The message is that Cain did horrific things to Gina. Which doesn't change that the cylons did horrible things to Cain. Or justify either. It's about breaking down the validity of cause-and-action excuses - pushing the blame further up the line. And so that's just as valid a thing to say about Cain (she can't blame her treatment of Gina on the cylon attack) as about the cylons (they can't blame their actions on the treatment of the humans.)
But this is about 'Star Wars' and the author of this particular book seemed intent to draw parallels to current U.S. politics and our involvement in world affairs. George Bush didn't nuke Iraq off the map, the Empire blew up a planet. How is there anything grey about that?!?!

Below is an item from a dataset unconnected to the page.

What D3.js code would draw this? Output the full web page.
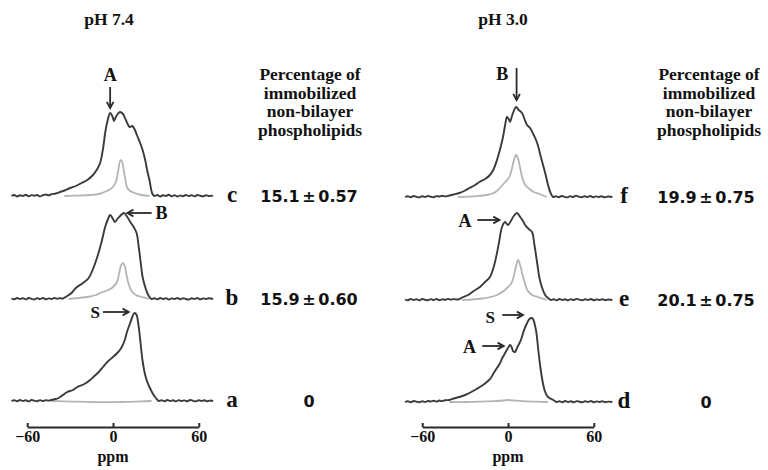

I agree. I don't think that the author is in general a poor one, but here she certainly is. Mainly I'm cross because the message of the book actually isn't that the Empire was okay (though I have a sneaking suspicion that the author likes writing them more than the Jedi). It's actually a book all about power corrupting and the badness of police states. It's about Germany in the early thirties and it's about a kid trying to work out whether the slide he's seeing/participating in is a bad thing the way he's always been taught. And he ends up making the right choice, but I'm just... I'm frustrated that in order to glorify that it was a hard decision (which I knew anyway; I understood Ben's frame of reference anyway) she made two characters who could have really helped him realise how his worldview was being twisted, act like total idiots.
If Ben's points hadn't been as poorly expressed, or if Luke had made some good ones in return, I wouldn't have posted. But they were and he didn't and GAH!
Thanks for offering a cybershoulder to cry on.